Participants in the AGBU ceremony said the settlement, the first known one to kin of people who were killed in the Genocide, was inspired by the reparations and insurance payments received over the last several decades by survivors of the Holocaust.

Morgenthau was given due credit at the event.

The ambassador, who died in 1946, is considered a hero in Armenia, where a tree in his honor stands on the Walk of Righteous Non-Armenians. His grandson, Manhattan District Attorney Robert Morgenthau, was granted honorary Armenian citizenship.

“I was very aware of his involvement,” Morgenthau said of his grandfather. “He had a lot of friends in the Armenian community.”

After returning to the United States from his posting in Constantinople, Morgenthau Sr., who was active in Jewish affairs and was a founder of the American Jewish Joint Distribution Committee, took up the cause of the Armenians.

While in Turkey, he had helped rescue an unknown number of Armenians.

“I’ve had people walk up to me and say, ‘Your grandfather saved my life,’ ” Morgenthau said. “He did a lot of things he never talked about.”

In a 1915 dispatch to the State Department, the ambassador wrote that “a campaign of race extermination is in progress.” He continued to press the then-neutral United States to take actions against the Genocide.

“When the Turkish authorities gave the orders for these deportations [that constituted the main form of the Genocide], they were merely giving the death warrant to a whole race; they understood this well,” Morgenthau Sr. wrote in his memoirs. “Perhaps the one event in history that most resembles the Armenian deportations was the expulsion of the Jews from Spain by Ferdinand and Isabella.”

One time a prominent member of the German Jewish community — Germany and Turkey were wartime allies — approached Morgenthau Sr., appealing to the envoy “as one Jew to another” to stop lobbying for the Armenians. Turkey and Germany might seek to have Morgenthau recalled, jeopardizing his career, the visitor said.

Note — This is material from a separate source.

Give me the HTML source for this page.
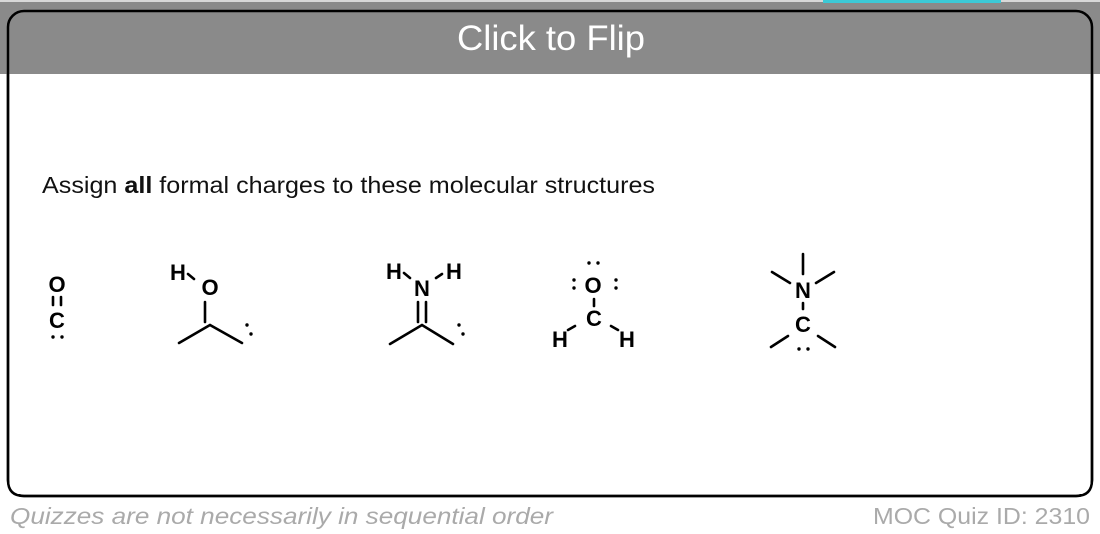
<!DOCTYPE html>
<html><head><style>
html,body{margin:0;padding:0;width:1100px;height:534px;overflow:hidden;background:#fff;font-family:"Liberation Sans",sans-serif}
</style></head><body>
<svg width="1100" height="534" viewBox="0 0 1100 534" xmlns="http://www.w3.org/2000/svg" style="position:absolute;left:0;top:0">
<rect x="0" y="0" width="1100" height="74" fill="#8a8a8a"/>
<rect x="0" y="0" width="1100" height="2" fill="#d8d8d8"/>
<rect x="823" y="0" width="178" height="3" fill="#3cc9d6"/>
<rect x="8" y="11" width="1084" height="485" rx="16" ry="16" fill="none" stroke="#000" stroke-width="2.5"/>
<rect x="9.5" y="74" width="1081" height="420" fill="#fff"/>
<path d="M8 74 V480 Q8 496 24 496 H1076 Q1092 496 1092 480 V74" fill="none" stroke="#000" stroke-width="2.5"/>
<text x="457" y="50" font-size="35" fill="#fff" textLength="188" lengthAdjust="spacingAndGlyphs">Click to Flip</text>
<text x="42" y="193" font-size="23" fill="#111" textLength="613" lengthAdjust="spacingAndGlyphs">Assign <tspan font-weight="bold">all</tspan> formal charges to these molecular structures</text>
<g font-weight="bold" font-size="22" fill="#000" text-anchor="middle" stroke="none">
<text x="57" y="292">O</text>
<text x="57" y="328">C</text>
<text x="178" y="280">H</text>
<text x="210" y="295">O</text>
<text x="394" y="279">H</text>
<text x="422" y="296">N</text>
<text x="454" y="279">H</text>
<text x="593" y="293">O</text>
<text x="594" y="326">C</text>
<text x="560" y="347">H</text>
<text x="627" y="347">H</text>
<text x="803" y="298">N</text>
<text x="803" y="332">C</text>
</g>
<g stroke="#000" stroke-width="2.6" fill="none" stroke-linecap="round">
<line x1="53" y1="297" x2="53" y2="305"/><line x1="61" y1="297" x2="61" y2="305"/>
<line x1="188" y1="274" x2="194" y2="279"/>
<line x1="205" y1="302" x2="205" y2="322"/>
<polyline points="179,343 210,325 242,343"/>
<line x1="404" y1="273" x2="410" y2="278"/><line x1="436" y1="278" x2="442" y2="274"/>
<line x1="418" y1="302" x2="418" y2="322"/><line x1="426" y1="302" x2="426" y2="322"/>
<polyline points="390,344 422,325 453,344"/>
<line x1="594" y1="299" x2="594" y2="306"/>
<line x1="568" y1="330" x2="575" y2="326"/><line x1="611" y1="326" x2="618" y2="330"/>
<line x1="803" y1="254" x2="803" y2="274"/>
<line x1="772" y1="272" x2="790" y2="283"/><line x1="834" y1="272" x2="816" y2="283"/>
<line x1="803" y1="303" x2="803" y2="309"/>
<line x1="771" y1="347" x2="788" y2="336"/><line x1="835" y1="347" x2="818" y2="336"/>
</g>
<g fill="#000">
<circle cx="53" cy="337" r="1.7"/><circle cx="62" cy="337" r="1.7"/>
<circle cx="247" cy="325" r="1.7"/><circle cx="251" cy="334" r="1.7"/>
<circle cx="459" cy="325" r="1.7"/><circle cx="463" cy="334" r="1.7"/>
<circle cx="589" cy="263" r="1.7"/><circle cx="598" cy="263" r="1.7"/>
<circle cx="574" cy="280" r="1.7"/><circle cx="574" cy="288" r="1.7"/>
<circle cx="616" cy="280" r="1.7"/><circle cx="616" cy="288" r="1.7"/>
<circle cx="799" cy="349" r="1.7"/><circle cx="808" cy="349" r="1.7"/>
</g>
<text x="10" y="524" font-size="23" font-style="italic" fill="#aaa" textLength="543" lengthAdjust="spacingAndGlyphs">Quizzes are not necessarily in sequential order</text>
<text x="873" y="524" font-size="23" fill="#aaa" textLength="217" lengthAdjust="spacingAndGlyphs">MOC Quiz ID: 2310</text>
</svg>
</body></html>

“Then you go back to the German Embassy, and … say … go ahead and have me recalled,” Morgenthau Sr. answered. “If I am to suffer martyrdom, I can think of no better cause in which to be sacrificed. In fact, I would welcome it, for I can think of no greater honor than to be recalled because I, a Jew, have been exerting all my powers to save the lives of hundreds of thousands of Christians.”

Morgenthau said he heard such stories about his grandfather over the years.

“He certainly had an influence on me and my father,” he said.

Morgenthau has been active in the pro-Armenian cause. And his father, Henry Morgenthau Jr., secretary of the Treasury under President Franklin D. Roosevelt, used his influence with the president to establish the War Refugee Board, which late in World War II saved more than 200,000 Jews from the Holocaust.